2011年9月21日(水)「しんぶん赤旗」

米大統領 3兆ドル赤字削減策発表

富裕層・大企業に負担増

野党・共和党「階級闘争」と非難


 【ワシントン=小林俊哉】オバマ米大統領は19日、ホワイトハウスで演説し、富裕層・大企業優遇税制の見直しなどで、今後10年間で3兆ドル(230兆5000億円)規模の赤字削減を目指す方針を発表しました。同時に、富裕層増税のないまま、医療保険制度などの福祉施策を切り捨てる措置については、拒否権を発動すると述べました。

 オバマ氏は演説で「貧困者や中間層の負担で予算均衡を図るわけにはいかない」と強調。

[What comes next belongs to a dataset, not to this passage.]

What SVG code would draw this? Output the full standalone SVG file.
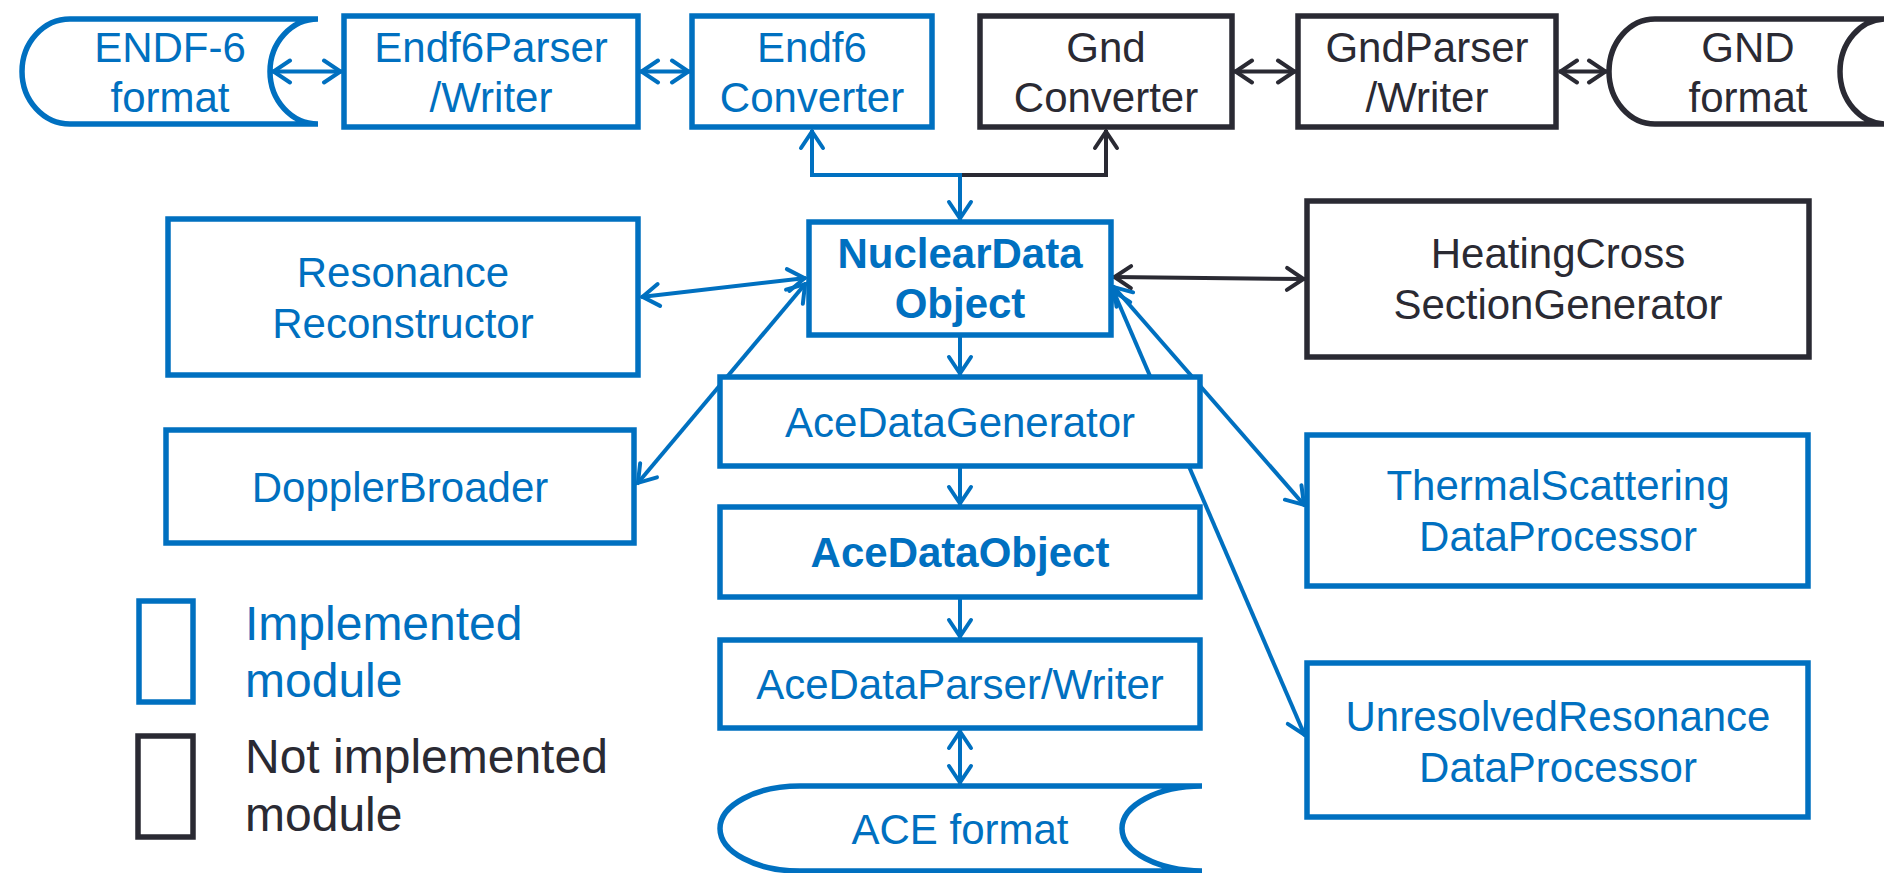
<svg xmlns="http://www.w3.org/2000/svg" width="1884" height="873" viewBox="0 0 1884 873">
<style>
.bb{fill:#fff;stroke:#0070C0;stroke-width:5.5}
.db{fill:#fff;stroke:#2A2A33;stroke-width:5.5}
.bt{font-family:"Liberation Sans",Arial,sans-serif;font-size:42px;fill:#0070C0;text-anchor:middle}
.dt{font-family:"Liberation Sans",Arial,sans-serif;font-size:42px;fill:#2A2A33;text-anchor:middle}
.bold{font-weight:bold}
.lg{font-family:"Liberation Sans",Arial,sans-serif;font-size:48px}
.bc{fill:none;stroke:#0070C0;stroke-width:4;marker-start:url(#ab);marker-end:url(#ab)}
.bce{fill:none;stroke:#0070C0;stroke-width:4;marker-end:url(#ab)}
.dc{fill:none;stroke:#2A2A33;stroke-width:4;marker-start:url(#ad);marker-end:url(#ad)}
.dce{fill:none;stroke:#2A2A33;stroke-width:4;marker-end:url(#ad)}
</style>
<defs>
<marker id="ab" markerUnits="userSpaceOnUse" markerWidth="28" markerHeight="28" viewBox="-24 -14 28 28" refX="0" refY="0" orient="auto-start-reverse">
<path d="M-18,-11 L-1.5,0 L-18,11" fill="none" stroke="#0070C0" stroke-width="4" stroke-linecap="round"/>
</marker>
<marker id="ad" markerUnits="userSpaceOnUse" markerWidth="28" markerHeight="28" viewBox="-24 -14 28 28" refX="0" refY="0" orient="auto-start-reverse">
<path d="M-18,-11 L-1.5,0 L-18,11" fill="none" stroke="#2A2A33" stroke-width="4" stroke-linecap="round"/>
</marker>
</defs>
<rect width="1884" height="873" fill="#fff"/>

<g id="connectors">
<path class="bc" d="M272,71.5 L342,71.5"/>
<path class="bc" d="M640,71.5 L690,71.5"/>
<path class="dc" d="M1234,71.5 L1296,71.5"/>
<path class="dc" d="M1559,71.5 L1607,71.5"/>
<path class="dce" d="M960,175 L1106,175 L1106,130"/>
<path class="bc" d="M960,220 L960,175 L812,175 L812,130"/>
<path class="bc" d="M641,297 L806,278"/>
<path class="bc" d="M806,283 L637,484"/>
<path class="bce" d="M960,337 L960,375"/>
<path class="bce" d="M960,468 L960,505"/>
<path class="bce" d="M960,599 L960,638"/>
<path class="bc" d="M960,730 L960,784"/>
<path class="dc" d="M1113,277 L1305,279"/>
<path class="bc" d="M1113,286 L1305,506"/>
<path class="bc" d="M1113,290 L1305,736"/>
</g>

<g id="endf6-format">
<path class="bb" d="M318,19 L70,19 A48,52.5 0 0 0 70,124 L318,124 A48,52.5 0 0 1 318,19 Z"/>
<text class="bt" x="170" y="62">ENDF-6</text>
<text class="bt" x="170" y="112">format</text>
</g>
<g id="endf6-parser">
<rect class="bb" x="344" y="16" width="294" height="111"/>
<text class="bt" x="491" y="62">Endf6Parser</text>
<text class="bt" x="491" y="112">/Writer</text>
</g>
<g id="endf6-converter">
<rect class="bb" x="692" y="16" width="240" height="111"/>
<text class="bt" x="812" y="62">Endf6</text>
<text class="bt" x="812" y="112">Converter</text>
</g>
<g id="gnd-converter">
<rect class="db" x="980" y="16" width="252" height="111"/>
<text class="dt" x="1106" y="62">Gnd</text>
<text class="dt" x="1106" y="112">Converter</text>
</g>
<g id="gnd-parser">
<rect class="db" x="1298" y="16" width="258" height="111"/>
<text class="dt" x="1427" y="62">GndParser</text>
<text class="dt" x="1427" y="112">/Writer</text>
</g>
<g id="gnd-format">
<path class="db" d="M1886,19 L1655,19 A46,52.5 0 0 0 1655,124 L1886,124 A46,52.5 0 0 1 1886,19 Z"/>
<text class="dt" x="1748" y="62">GND</text>
<text class="dt" x="1748" y="112">format</text>
</g>

<g id="nuclear-data-object">
<rect class="bb" x="809" y="222" width="302" height="113"/>
<text class="bt bold" x="960" y="268">NuclearData</text>
<text class="bt bold" x="960" y="318">Object</text>
</g>
<g id="resonance-reconstructor">
<rect class="bb" x="168" y="219" width="470" height="156"/>
<text class="bt" x="403" y="287">Resonance</text>
<text class="bt" x="403" y="338">Reconstructor</text>
</g>
<g id="doppler-broader">
<rect class="bb" x="166" y="430" width="468" height="113"/>
<text class="bt" x="400" y="502">DopplerBroader</text>
</g>
<g id="heating-cross-section-generator">
<rect class="db" x="1307" y="201" width="502" height="156"/>
<text class="dt" x="1558" y="268">HeatingCross</text>
<text class="dt" x="1558" y="319">SectionGenerator</text>
</g>
<g id="ace-data-generator">
<rect class="bb" x="720" y="377" width="480" height="89"/>
<text class="bt" x="960" y="437">AceDataGenerator</text>
</g>
<g id="thermal-scattering">
<rect class="bb" x="1307" y="435" width="501" height="151"/>
<text class="bt" x="1558" y="500">ThermalScattering</text>
<text class="bt" x="1558" y="551">DataProcessor</text>
</g>
<g id="ace-data-object">
<rect class="bb" x="720" y="507" width="480" height="90"/>
<text class="bt bold" x="960" y="567">AceDataObject</text>
</g>
<g id="ace-data-parser">
<rect class="bb" x="720" y="640" width="480" height="88"/>
<text class="bt" x="960" y="699">AceDataParser/Writer</text>
</g>
<g id="unresolved-resonance">
<rect class="bb" x="1307" y="663" width="501" height="154"/>
<text class="bt" x="1558" y="731">UnresolvedResonance</text>
<text class="bt" x="1558" y="782">DataProcessor</text>
</g>
<g id="ace-format">
<path class="bb" d="M1202,786 L800,786 A80,42.5 0 0 0 800,871 L1202,871 A80,42.5 0 0 1 1202,786 Z"/>
<text class="bt" x="960" y="844">ACE format</text>
</g>

<g id="legend-implemented">
<rect class="bb" x="139" y="601" width="54" height="101"/>
<text class="lg" x="245" y="640" fill="#0070C0">Implemented</text>
<text class="lg" x="245" y="697" fill="#0070C0">module</text>
</g>
<g id="legend-not-implemented">
<rect class="db" x="138" y="736" width="55" height="101"/>
<text class="lg" x="245" y="773" fill="#2A2A33">Not implemented</text>
<text class="lg" x="245" y="831" fill="#2A2A33">module</text>
</g>
</svg>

「年収5万ドルの教員や建設労働者が、5000万ドルも稼ぐ富裕層より高い税率を支払うというようなことは、間違っている」と述べ、各種控除で税率が軽減されている富裕層・大企業に負担を求める姿勢を改めて鮮明にしました。

 下院で多数を占める野党・共和党は、富裕層増税に反対し、社会保障分野の大幅削減を強く主張しています。同日も、ベイナー下院議長はオバマ氏の提案を「階級闘争だ」として、強く非難しました。

 オバマ氏の提案は、(1)8月に成立した予算統制法による裁量経費削減1・2兆ドル(2)アフガニスタンやイラクからの兵力撤退による戦費削減1・1兆ドル(3)税制改正による税収増1・5兆ドルなどが主な内訳となっています。

 税制改正では、税率の全般的引き下げをはかる一方、抜け穴の廃止、年収100万ドル以上の富裕層の税率が中間層の税率より低くなるような各種規定の廃止などを定めています。

 高齢者向け公的医療保険制度(メディケア)の費用抑制などを共和党が求めていることについては、高齢者、障害者、低所得者に不利にならないように進めるとしています。

 オバマ氏の提案には野党側が反対していることから、法制化される公算は低いと指摘されますが、オバマ氏は全米遊説で直接、有権者に支持を呼びかける方針です。